描述错误
我遇到了这个错误,使用以下命令:
ludwig train
(和use_gpu: false
)ludwig experiment
(任何GPU设置)
RuntimeError: Attempting to deserialize object on a CUDA device but torch.cuda.is_available() is False. If you are running on a CPU-only machine, please use torch.load with
map_location=torch.device('cpu') to map your storages to the CPU.
重现问题
model_type: ecd
input_features:
-
name: quantity
type: numerical
encoder:
type: dense
dropout: 0.2
num_layers: 1
activation: relu
output_size: 16
output_features:
-
name: unit
type: category
calibration: true
loss:
type: softmax_cross_entropy
top_k: 1
trainer:
early_stop: 3
epochs: 100
batch_size: 32
learning_rate: 0.001
optimizer:
type: adam
backend:
type: ray
trainer:
use_gpu: false
数据集(随机生成):
data.csv
命令:
ludwig train \
--dataset data.csv \
--config config.yaml
ludwig experiment \
--dataset data.csv \
--config config.yaml
预期行为
我希望能够在不出现CUDA相关错误的情况下在模型上运行 ludwig train
和 ludwig experiment
。
环境信息(请填写以下信息):
- OS: CentOS
- 版本: 7
- Python版本: 3.10.13
- Ludwig版本: 0.8.6
- Ray版本: 2.3.1
- 示例有A10G
额外的上下文
当使用 ludwig train
时:
(TorchTrainer pid=18223) File "/home/ml/virtualenv/lib/python3.10/site-packages/ludwig/backend/ray.py", line 552, in <lambda>
(TorchTrainer pid=18223) lambda config: tune_batch_size_fn(**config),
(TorchTrainer pid=18223) File "/home/ml/virtualenv/lib/python3.10/site-packages/ludwig/backend/ray.py", line 266, in tune_batch_size_fn
(TorchTrainer pid=18223) model = ray.get(model_ref)
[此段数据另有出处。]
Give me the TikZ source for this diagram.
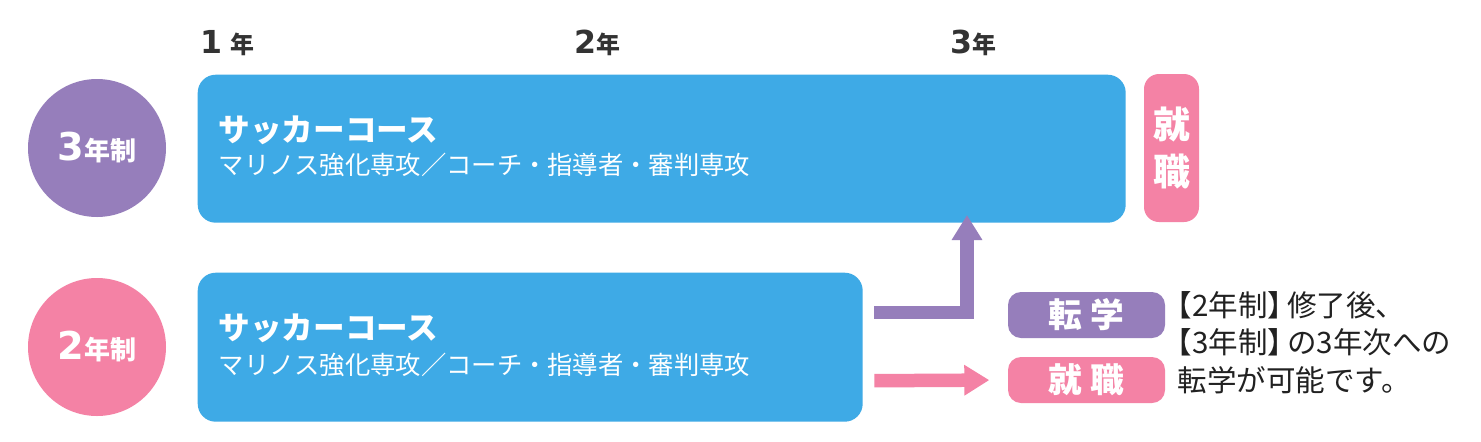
\documentclass[tikz,border=0pt]{standalone}
\usepackage{fontspec}
\newfontfamily\jp{Noto Sans CJK JP}
\newfontfamily\num{DejaVu Sans}
\usepackage{xcolor}
\usetikzlibrary{arrows.meta, positioning, calc}
\definecolor{coursebl}{RGB}{62,170,230}
\definecolor{lilac}{RGB}{150,126,187}
\definecolor{rose}{RGB}{244,130,165}
\definecolor{ink}{RGB}{51,51,51}
\tikzset{
    course/.style={fill=coursebl, rounded corners=0.18cm, inner sep=0, anchor=north west}, % the two course bars
    term/.style={circle, minimum size=1.38cm, inner sep=0, text=white, font=\jp\bfseries},
    tag/.style={rounded corners=0.13cm, minimum width=1.57cm, minimum height=0.46cm, inner sep=0, text=white, font=\jp\bfseries\fontsize{9.6}{11}\selectfont},
    cname/.style={anchor=west, inner sep=0, text=white, font=\jp\bfseries\fontsize{9}{10}\selectfont},
    csub/.style={anchor=west, inner sep=0, text=white, font=\jp\fontsize{7.2}{9}\selectfont},
    year/.style={anchor=base west, inner sep=0, text=ink, font=\bfseries},
    move/.style={line width=0.135cm, -{Triangle[length=2.5mm, width=2.9mm]}}, % fat arrows
}
\newcommand{\yr}[1]{{\num\bfseries\fontsize{9}{10}\selectfont #1}{\jp\bfseries\fontsize{6.8}{8}\selectfont 年}}
\newcommand{\term}[1]{{\num\bfseries\fontsize{10.9}{12}\selectfont #1}{\fontsize{7.4}{9}\selectfont 年制}}

\begin{document}
\begin{tikzpicture}
    \fill[white] (0,0) rectangle (14.81,4.41);
    \useasboundingbox (0,0) rectangle (14.81,4.41);

    % year ruler
    \node[year] (y1) at (2.00,3.88) {\yr{1\hspace{0.08cm}}};
    \node[year] (y2) at (5.74,3.88) {\yr{2}};
    \node[year] (y3) at (9.50,3.88) {\yr{3}};

    % terms
    \node[term, fill=lilac] (c3) at (0.97,2.93) {\term{3}};
    \node[term, fill=rose] (c2) at (0.97,0.94) {\term{2}};

    % courses
    \node[course, minimum width=9.28cm, minimum height=1.48cm] (three) at (1.97,3.67) {};
    \node[course, minimum width=6.65cm, minimum height=1.49cm] (two) at (1.97,1.69) {};
    \node[cname] (n3) at (2.18,3.11) {サッカーコース};
    \node[csub] (s3) at (2.18,2.76) {マリノス強化専攻／コーチ・指導者・審判専攻};
    \node[cname] (n2) at (2.18,1.13) {サッカーコース};
    \node[csub] (s2) at (2.18,0.76) {マリノス強化専攻／コーチ・指導者・審判専攻};

    % outcomes
    \node[fill=rose, rounded corners=0.15cm, minimum width=0.55cm, minimum height=1.48cm, inner sep=0,
          text=white, align=center, font=\jp\bfseries\fontsize{10.5}{13.4}\selectfont] (job3) at (11.715,2.93) {就\\職};
    \node[tag, fill=lilac] (shift) at (10.865,1.26) {転 学};
    \node[tag, fill=rose] (job2) at (10.865,0.61) {就 職};
    \node[anchor=west, inner sep=0, align=left, text=black!87, font=\jp\fontsize{8.4}{10.7}\selectfont] (note) at (11.77,0.985)
        {\hspace*{-0.5em}【2年制】\hspace{-0.35em}修了後、\\\hspace*{-0.5em}【3年制】\hspace{-0.35em}の3年次への\\転学が可能です。};

    % arrows
    \coordinate (rise) at (9.67,2.26);
    \draw[move, lilac] ($(two.east)+(0.11,0.345)$) -| (rise);
    \draw[move, rose, shorten >=1.8mm] ($(two.east)+(0.11,-0.335)$) -- (job2.west);
\end{tikzpicture}
\end{document}
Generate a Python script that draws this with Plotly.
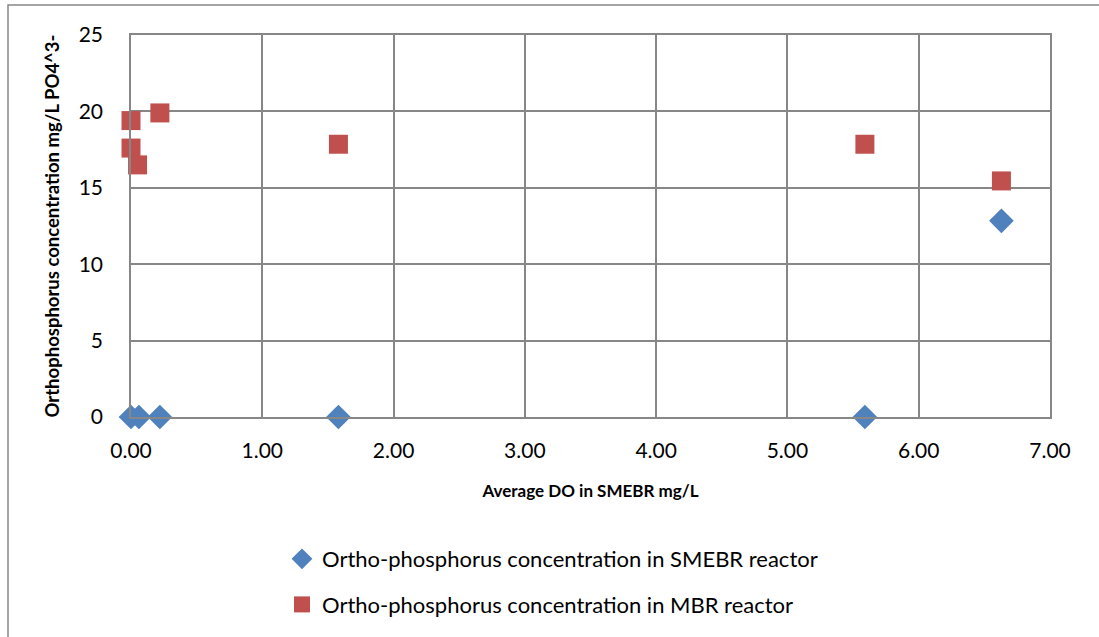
import plotly.graph_objects as go

# Average DO (mg/L) and ortho-phosphorus concentration (mg/L PO4^3-)
do_smebr = [0.00, 0.06, 0.22, 1.58, 5.59, 6.63]
po4_smebr = [0.0, 0.0, 0.0, 0.0, 0.0, 12.84]

do_mbr = [0.00, 0.00, 0.05, 0.22, 1.58, 5.59, 6.63]
po4_mbr = [17.6, 19.4, 16.5, 19.9, 17.85, 17.85, 15.45]

x_ticks = [0, 1, 2, 3, 4, 5, 6, 7]
x_tick_text = ["0.00", "1.00", "2.00", "3.00", "4.00", "5.00", "6.00", "7.00"]
y_ticks = [0, 5, 10, 15, 20, 25]

FONT = "Lato, Calibri, Carlito, sans-serif"

fig = go.Figure()
fig.add_trace(go.Scatter(
    x=do_smebr, y=po4_smebr, mode="markers",
    name="Ortho-phosphorus concentration in SMEBR reactor",
    legendgroup="a", cliponaxis=False,
    marker=dict(symbol="diamond", size=19, color="#4F81BD"),
))
fig.add_trace(go.Scatter(
    x=do_mbr, y=po4_mbr, mode="markers",
    name="Ortho-phosphorus concentration in MBR reactor",
    legendgroup="b", cliponaxis=False,
    marker=dict(symbol="square", size=19, color="#C0504D",
                line=dict(color="#C0504D", width=0)),
))

W, H = 1099, 637
L, R, T, B = 131, 49, 35, 220
pw, ph = W - L - R, H - T - B

def px_to_paper_x(px):
    return (px - L) / pw

def px_to_paper_y(py):
    return (H - B - py) / ph

# outer chart border (top and left edges visible)
fig.add_shape(type="rect", xref="paper", yref="paper",
              x0=px_to_paper_x(8), x1=px_to_paper_x(1120),
              y0=px_to_paper_y(660), y1=px_to_paper_y(5),
              line=dict(color="#868686", width=1.5), layer="below")

fig.update_layout(
    width=W, height=H,
    margin=dict(l=L, r=R, t=T, b=B, autoexpand=False),
    paper_bgcolor="white", plot_bgcolor="white",
    font=dict(family=FONT, size=20, color="black"),
    showlegend=True,
    legend=dict(
        orientation="v", x=px_to_paper_x(282), xanchor="left",
        y=px_to_paper_y(538), yanchor="top",
        font=dict(family=FONT, size=22, color="black"),
        tracegroupgap=14, itemwidth=30,
    ),
    xaxis=dict(
        range=[0, 7], tickvals=x_ticks, ticktext=x_tick_text,
        automargin=False,
        showgrid=True, gridcolor="#878787", gridwidth=1.5,
        showline=True, linecolor="#878787", linewidth=1.5, mirror=True,
        zeroline=False, ticks="", ticklen=0, ticklabelstandoff=14,
        tickfont=dict(family=FONT, size=21),
        title=dict(text="<b>Average DO in SMEBR mg/L</b>",
                   font=dict(family=FONT, size=17), standoff=24),
    ),
    yaxis=dict(
        range=[0, 25], tickvals=y_ticks,
        automargin=False,
        showgrid=True, gridcolor="#878787", gridwidth=1.5,
        showline=True, linecolor="#878787", linewidth=1.5, mirror=True,
        zeroline=False, ticks="", ticklen=0, ticklabelstandoff=22,
        tickfont=dict(family=FONT, size=21),
        title=dict(text="<b>Orthophosphorus concentration mg/L PO4^3-</b>",
                   font=dict(family=FONT, size=18.5), standoff=14),
    ),
)

fig.write_html("out.html")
(TorchTrainer pid=18223) File "/home/ml/virtualenv/lib/python3.10/site-packages/ray/_private/client_mode_hook.py", line 105, in wrapper
(TorchTrainer pid=18223) return func(*args, **kwargs)
(TorchTrainer pid=18223) File "/home/ml/virtualenv/lib/python3.10/site-packages/ray/_private/worker.py", line 2382, in get
(TorchTrainer pid=18223) raise value
(TorchTrainer pid=18223) ray.exceptions.RaySystemError: System error: Attempting to deserialize object on a CUDA device but torch.cuda.is_available() is False. If you are running on a CPU-only machine, please use torch.load with map_location=torch.device('cpu') to map your storages to the CPU.
(TorchTrainer pid=18223) traceback: Traceback (most recent call last):
(TorchTrainer pid=18223) File "/home/ml/virtualenv/lib/python3.10/site-packages/ray/_private/serialization.py", line 369, in deserialize_objects
(TorchTrainer pid=18223) obj = self._deserialize_object(data, metadata, object_ref)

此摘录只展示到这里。